This post on Freewill’s facebook page made me go into a frenzy that lasted a couple of days and it made my hands clap in an irregular, spastic manor.
In my weird hardcore fantasy, Turning Point would call Freewill you know just to see what’s shakin’ and then Freewill would say “boys, we’re working on this new hardcore thing where we play it a bit more sensitive – many years from now people will call say that “emo” derived from what we did, and then years ahead of that, people will use the term emo in a fucked up way”.
That is what I’d imagine a conversation between Freewill and Turning Point would be about.
Anyway, that post on facebook made me happy because at that time (four months ago) I did not own a copy of thee holy grail of Wishingwell test pressings – at least it is to me.
Freewill – Sun Return test press 1988. This record only exist as the test press because the actual pressing never happened. It might have been due to the problems Wishingwell had or due to the problems Freewill had with their name.
Like I said, in March I did not yet know about the future vinyl release of Sun Return. I still had that test press as my white whale – and in May I got it for a whopping $405 + shipping. Best money I’ve ever spent.
I was thrilled to know that Freewill is actually attempting to release Sun Return this year, even though I had just thrown $400+ dollars for that test. I think it is thee most underrated hardcore record of the 80s.
I asked Scott Gravois (vocals) and Paul Cranston (guitar) a few questions about Freewill, their problems back in the 80s and what the future held for Freewill.
DR: Hey Scott and Paul. Tell me a bit about which hardcore bands influenced you back in the late 80s?
Scott: Hey Rune, I grew up on bands like Minor Threat, Gorilla Bisquits, Verbal Assault, Black Flag (Keith Morris era), GBH, Channel 3, Dag Nasty, Bad Brains, Youth Brigade and the like.
DR: What was the atmosphere like at shows? How was the intensity?
Scott: My favorite bands at the time were playing at a venue called Fender’s Ballroom in Long Beach, Ca. The atmosphere was incredibly electric, and often times very violent. There were usually several gangs converging at shows, Suicidals, LADS, skinhheads, and the Samoan gangs that ran “security” at the venue. The shows Freewill played were usually set up by ourselves or other friends’ bands and were a lot of fun. These shows were often at impromptu locations such as VFW halls, community centers and rehearsal studios and were attended mostly by friends. I remember attending and playing shows with bands like Uniform Choice, Insted, Wind of Change, Chain of Strength, Against the Wall, Face to Face, Reason to Believe, and the Offspring.
DR: I think a lot of people wondered what exactly happened back in 1988 with that Sun Return LP. The test presses exist, but the record never got pressed.
Paul: Our label Wishingwell had some sort of legal dispute with their distribution. In the process, our material was held in limbo.This is why we later re-tracked it and released it as Stonetelling.

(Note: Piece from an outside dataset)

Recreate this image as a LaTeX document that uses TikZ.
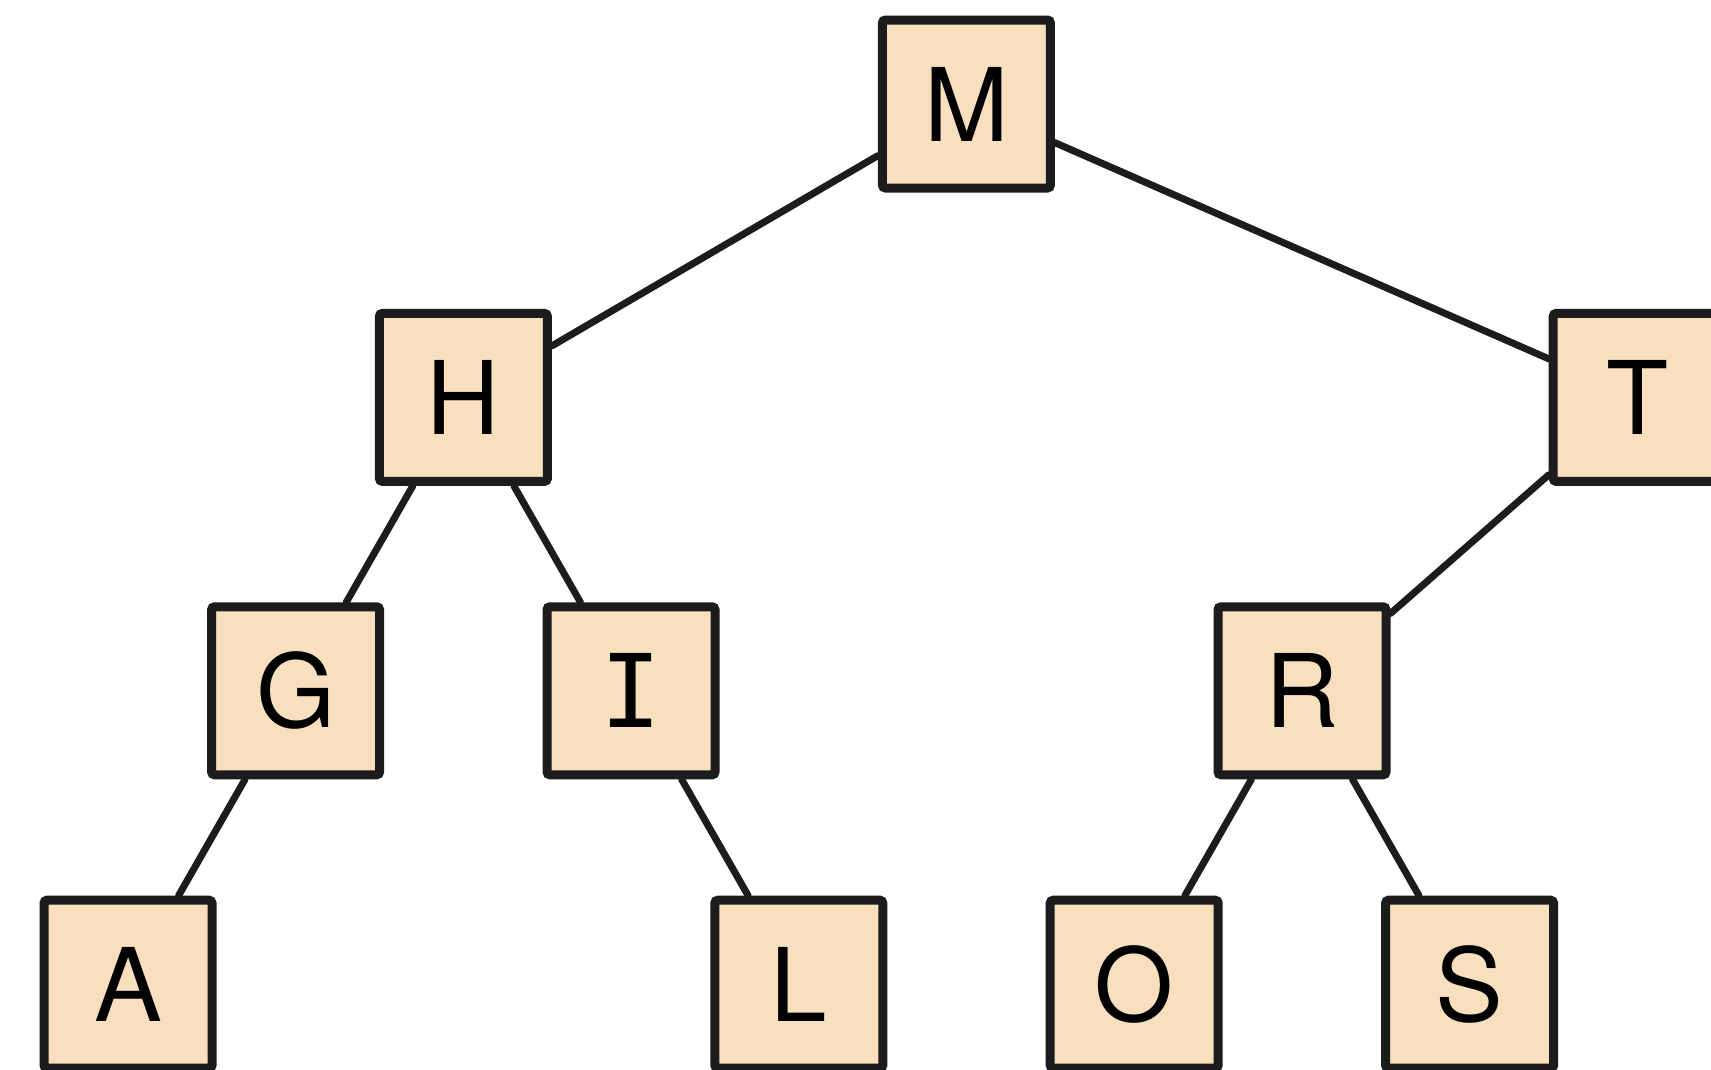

Scott: Wishing Well had a financial falling out with their distributor (Giant) around the time our record was to be released. This more or less led to the demise of Wishing Well.. We were also told that there was another band that had the rights to the name Freewill and that we would have to change our name. After that, we started to experiment with different music styles and our founding member and bass player, Mike, left the band to play guitar in a couple of other projects. I’m not sure which version of the album will get released, we’ll have to take a listen to whatever masters are available and pick the best one.
DR: Are there any reunion talks in the wake of the forthcoming release?
Paul: Yes. we are all excited about getting together soon and Playing old material as well as some new.
DR: That sounds amazing! But, wait, some new? you’re writing new stuff?
Paul: I personally have a lot of material that never saw the light of day with Freewill/Stonetelling.So Yes, hopefully we will track some new songs at some point.
DR: Will you be performing as Freewill or Stonetelling from now on?
Paul: Great question! I am not sure, most likely Freewill because that was the original name with Mike in the band.
DR: So the legal dispute about the name is not relevant anymore perhaps?
Paul: With regards to performing probably not but, we would have to record new material under a different name most likely.
DR: What set the spark for a Freewill resurrection?
Paul: I have been wanting to do it for a few years now and then one day Mike suggested over Facebook that we do it. Everyone agreed at that point.
DR: What do you the members of Freewill do now? Except for bringing freewill back to life!
Scott: As for what we’re doing now, most of us are family men. I have been married for 8 years now and have a five year old son. I work as an audio engineer and still live in So. Cal. I have been playing drums recently in a folk band with some friends. I keep in touch with the other guys a bit on Facebook and would love to hook up and play some shows, hopefully all of our schedules will allow. The short time we were together as a band was a fun time and it would be great to revisit some of that old FW magic.
No further details have yet been revealed regarding a future Freewill release or gig dates.